Data listing
▼

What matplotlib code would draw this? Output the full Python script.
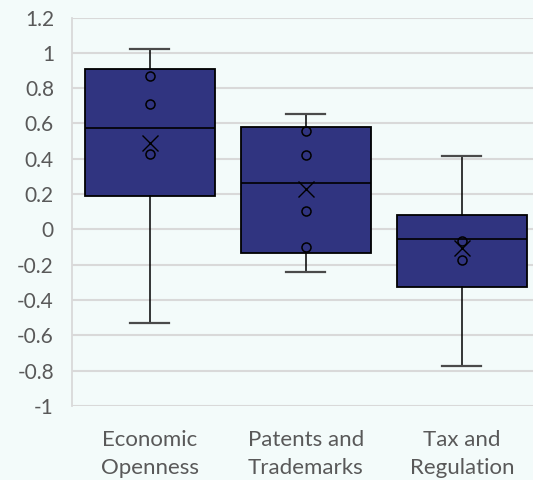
import matplotlib.pyplot as plt

# Box plot summary per category (Excel-style: whiskers to min/max, mean shown as X)
categories = ["Economic\nOpenness", "Patents and\nTrademarks", "Tax and\nRegulation"]
whisker_low = [-0.53, -0.24, -0.775]
q1 = [0.19, -0.135, -0.325]
median = [0.573, 0.263, -0.052]
q3 = [0.908, 0.578, 0.08]
whisker_high = [1.023, 0.652, 0.418]
means = [0.488, 0.228, -0.107]
inner_points = [
    [0.87, 0.712, 0.427],
    [0.556, 0.421, 0.106, -0.101],
    [-0.066, -0.173],
]
y_ticks = [1.2, 1, 0.8, 0.6, 0.4, 0.2, 0, -0.2, -0.4, -0.6, -0.8, -1]

bg = "#F3FBFA"
box_fill = "#303480"
text_col = "#595959"

plt.rcParams["font.family"] = ["Lato", "DejaVu Sans"]

fig = plt.figure(figsize=(5.33, 4.8), dpi=100, facecolor=bg)
ax = fig.add_axes([0.135, 0.154, 0.878, 0.8095], facecolor=bg)

stats = []
for i, name in enumerate(categories):
    stats.append(dict(label=name, whislo=whisker_low[i], q1=q1[i], med=median[i],
                      q3=q3[i], whishi=whisker_high[i], mean=means[i], fliers=[]))

positions = list(range(1, len(categories) + 1))
ax.bxp(stats, positions=positions, widths=0.835, patch_artist=True,
       showmeans=True, showfliers=False,
       boxprops=dict(facecolor=box_fill, edgecolor="black", linewidth=1.3),
       medianprops=dict(color="black", linewidth=1.2),
       whiskerprops=dict(color="black", linewidth=1.1),
       capprops=dict(color="#4a4a4a", linewidth=1.6),
       capwidths=0.25,
       meanprops=dict(marker="x", markersize=11, markeredgecolor="black",
                      markeredgewidth=1.0),
       zorder=3)

# inner data points as open circles
for pos, pts in zip(positions, inner_points):
    ax.plot([pos] * len(pts), pts, linestyle="none", marker="o", markersize=6.5,
            markerfacecolor="none", markeredgecolor="black", markeredgewidth=1.1,
            zorder=4)

ax.set_ylim(-1, 1.2)
ax.set_xlim(0.5, 3.5)
ax.set_yticks(y_ticks)
ax.set_yticklabels([f"{t:g}" for t in y_ticks])
ax.set_xticks(positions)
ax.set_xticklabels(categories, linespacing=1.55, fontsize=16)
ax.grid(axis="y", color="#D9D9D9", linewidth=1.5, zorder=0)
ax.set_axisbelow(True)

for side in ["top", "right", "bottom"]:
    ax.spines[side].set_visible(False)
ax.spines["left"].set_color("#D9D9D9")
ax.spines["left"].set_linewidth(1.3)

ax.tick_params(axis="both", length=0, colors=text_col)
ax.tick_params(axis="y", pad=13, labelsize=15)
ax.tick_params(axis="x", pad=17)

fig.savefig("out.png", dpi=100, facecolor=bg)
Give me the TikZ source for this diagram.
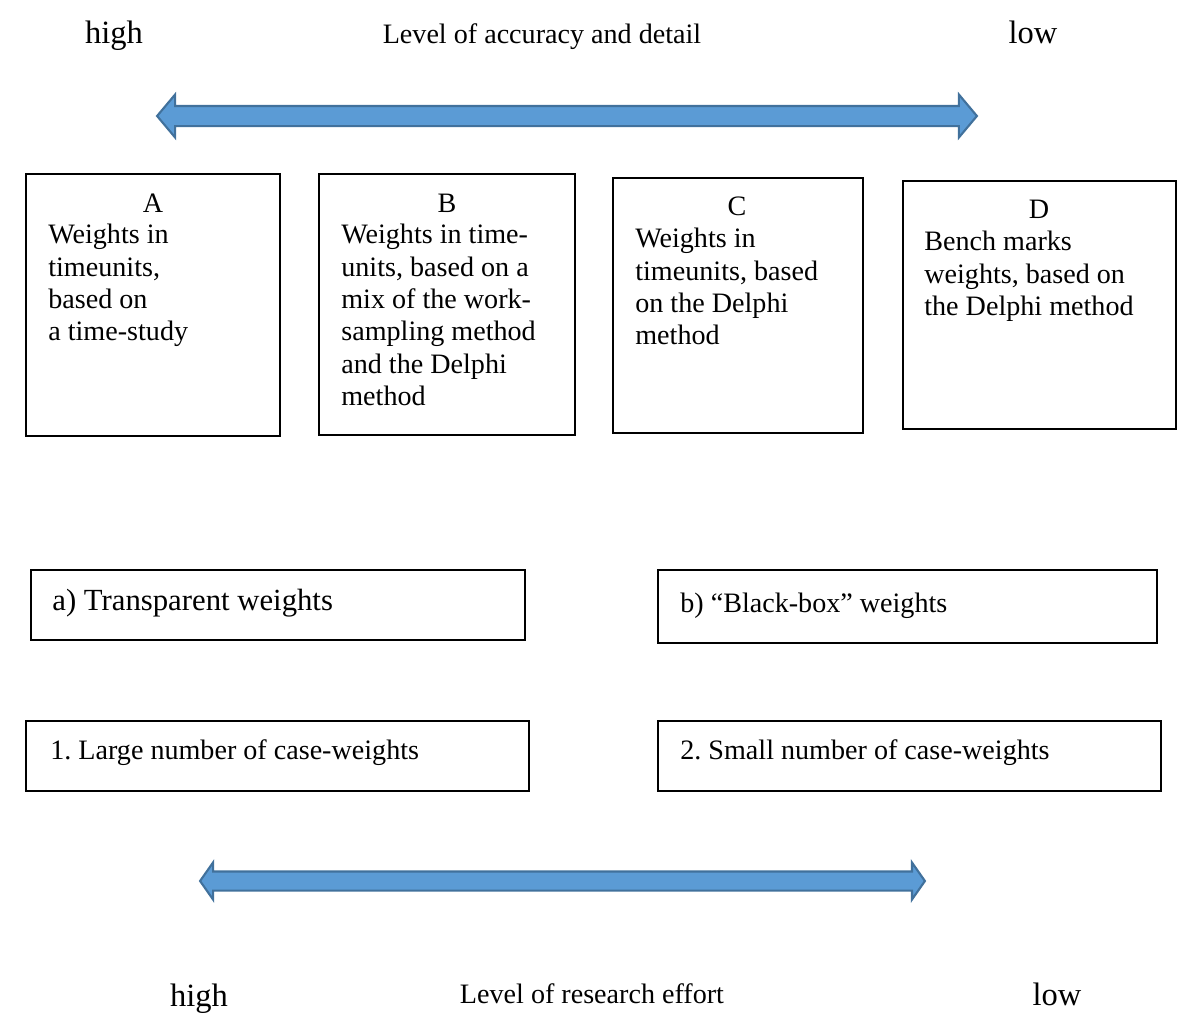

▲

Do this
The lines from the start of the entries above through the one containing "q3=q3[i], whishi=whisker_high[i], mean=means[i], fliers=[]))" are to be retyped exactly, and no others. Pictures are left out.

Solution
What matplotlib code would draw this? Output the full Python script.
import matplotlib.pyplot as plt

# Box plot summary per category (Excel-style: whiskers to min/max, mean shown as X)
categories = ["Economic\nOpenness", "Patents and\nTrademarks", "Tax and\nRegulation"]
whisker_low = [-0.53, -0.24, -0.775]
q1 = [0.19, -0.135, -0.325]
median = [0.573, 0.263, -0.052]
q3 = [0.908, 0.578, 0.08]
whisker_high = [1.023, 0.652, 0.418]
means = [0.488, 0.228, -0.107]
inner_points = [
    [0.87, 0.712, 0.427],
    [0.556, 0.421, 0.106, -0.101],
    [-0.066, -0.173],
]
y_ticks = [1.2, 1, 0.8, 0.6, 0.4, 0.2, 0, -0.2, -0.4, -0.6, -0.8, -1]

bg = "#F3FBFA"
box_fill = "#303480"
text_col = "#595959"

plt.rcParams["font.family"] = ["Lato", "DejaVu Sans"]

fig = plt.figure(figsize=(5.33, 4.8), dpi=100, facecolor=bg)
ax = fig.add_axes([0.135, 0.154, 0.878, 0.8095], facecolor=bg)

stats = []
for i, name in enumerate(categories):
    stats.append(dict(label=name, whislo=whisker_low[i], q1=q1[i], med=median[i],
                      q3=q3[i], whishi=whisker_high[i], mean=means[i], fliers=[]))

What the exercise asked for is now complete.